Extract each line of the data below exactly as written.
— Start —
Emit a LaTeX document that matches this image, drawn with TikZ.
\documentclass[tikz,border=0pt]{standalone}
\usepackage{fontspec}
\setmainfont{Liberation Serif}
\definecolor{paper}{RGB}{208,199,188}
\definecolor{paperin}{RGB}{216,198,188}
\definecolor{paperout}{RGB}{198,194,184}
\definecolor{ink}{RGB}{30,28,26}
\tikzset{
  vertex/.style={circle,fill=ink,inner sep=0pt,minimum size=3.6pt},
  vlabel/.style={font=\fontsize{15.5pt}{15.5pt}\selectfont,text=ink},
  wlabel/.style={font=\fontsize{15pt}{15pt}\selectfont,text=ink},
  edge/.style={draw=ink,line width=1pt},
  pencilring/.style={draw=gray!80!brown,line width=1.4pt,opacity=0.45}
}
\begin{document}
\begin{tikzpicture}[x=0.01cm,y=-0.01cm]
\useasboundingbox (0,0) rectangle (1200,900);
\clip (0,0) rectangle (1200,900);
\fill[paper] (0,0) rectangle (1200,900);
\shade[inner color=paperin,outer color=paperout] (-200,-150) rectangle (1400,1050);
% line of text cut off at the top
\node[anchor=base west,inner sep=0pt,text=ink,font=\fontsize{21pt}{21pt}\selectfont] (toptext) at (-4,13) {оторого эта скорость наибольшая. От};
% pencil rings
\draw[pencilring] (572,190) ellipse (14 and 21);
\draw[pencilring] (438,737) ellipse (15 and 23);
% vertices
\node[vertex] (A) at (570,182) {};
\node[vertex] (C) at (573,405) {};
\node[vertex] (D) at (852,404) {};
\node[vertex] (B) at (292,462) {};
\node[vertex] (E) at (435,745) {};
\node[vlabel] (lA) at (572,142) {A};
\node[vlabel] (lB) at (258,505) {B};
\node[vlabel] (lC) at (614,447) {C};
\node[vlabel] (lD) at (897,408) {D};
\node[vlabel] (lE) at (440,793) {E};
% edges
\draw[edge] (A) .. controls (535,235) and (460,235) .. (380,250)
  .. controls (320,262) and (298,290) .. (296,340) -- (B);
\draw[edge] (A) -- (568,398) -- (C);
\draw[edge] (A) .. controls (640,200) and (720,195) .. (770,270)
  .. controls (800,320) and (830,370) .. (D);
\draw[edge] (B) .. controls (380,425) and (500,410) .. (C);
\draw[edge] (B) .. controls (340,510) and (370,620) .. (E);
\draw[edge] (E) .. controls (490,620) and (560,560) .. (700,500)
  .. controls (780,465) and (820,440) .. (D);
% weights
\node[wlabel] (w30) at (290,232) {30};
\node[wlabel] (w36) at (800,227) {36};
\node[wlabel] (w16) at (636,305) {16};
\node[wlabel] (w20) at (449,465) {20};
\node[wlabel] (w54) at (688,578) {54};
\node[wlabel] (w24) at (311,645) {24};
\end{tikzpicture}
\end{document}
— End —
ANSWER FOR THIS EXERCISE
Emit a LaTeX document that matches this image, drawn with TikZ.
\documentclass[tikz,border=0pt]{standalone}
\usepackage{fontspec}
\setmainfont{Liberation Serif}
\definecolor{paper}{RGB}{208,199,188}
\definecolor{paperin}{RGB}{216,198,188}
\definecolor{paperout}{RGB}{198,194,184}
\definecolor{ink}{RGB}{30,28,26}
\tikzset{
  vertex/.style={circle,fill=ink,inner sep=0pt,minimum size=3.6pt},
  vlabel/.style={font=\fontsize{15.5pt}{15.5pt}\selectfont,text=ink},
  wlabel/.style={font=\fontsize{15pt}{15pt}\selectfont,text=ink},
  edge/.style={draw=ink,line width=1pt},
  pencilring/.style={draw=gray!80!brown,line width=1.4pt,opacity=0.45}
}
\begin{document}
\begin{tikzpicture}[x=0.01cm,y=-0.01cm]
\useasboundingbox (0,0) rectangle (1200,900);
\clip (0,0) rectangle (1200,900);
\fill[paper] (0,0) rectangle (1200,900);
\shade[inner color=paperin,outer color=paperout] (-200,-150) rectangle (1400,1050);
% line of text cut off at the top
\node[anchor=base west,inner sep=0pt,text=ink,font=\fontsize{21pt}{21pt}\selectfont] (toptext) at (-4,13) {оторого эта скорость наибольшая. От};
% pencil rings
\draw[pencilring] (572,190) ellipse (14 and 21);
\draw[pencilring] (438,737) ellipse (15 and 23);
% vertices
\node[vertex] (A) at (570,182) {};
\node[vertex] (C) at (573,405) {};
\node[vertex] (D) at (852,404) {};
\node[vertex] (B) at (292,462) {};
\node[vertex] (E) at (435,745) {};
\node[vlabel] (lA) at (572,142) {A};
\node[vlabel] (lB) at (258,505) {B};
\node[vlabel] (lC) at (614,447) {C};
\node[vlabel] (lD) at (897,408) {D};
\node[vlabel] (lE) at (440,793) {E};
% edges
\draw[edge] (A) .. controls (535,235) and (460,235) .. (380,250)
  .. controls (320,262) and (298,290) .. (296,340) -- (B);
\draw[edge] (A) -- (568,398) -- (C);
\draw[edge] (A) .. controls (640,200) and (720,195) .. (770,270)
  .. controls (800,320) and (830,370) .. (D);
\draw[edge] (B) .. controls (380,425) and (500,410) .. (C);
\draw[edge] (B) .. controls (340,510) and (370,620) .. (E);
\draw[edge] (E) .. controls (490,620) and (560,560) .. (700,500)
  .. controls (780,465) and (820,440) .. (D);
% weights
\node[wlabel] (w30) at (290,232) {30};
\node[wlabel] (w36) at (800,227) {36};
\node[wlabel] (w16) at (636,305) {16};
\node[wlabel] (w20) at (449,465) {20};
\node[wlabel] (w54) at (688,578) {54};
\node[wlabel] (w24) at (311,645) {24};
\end{tikzpicture}
\end{document}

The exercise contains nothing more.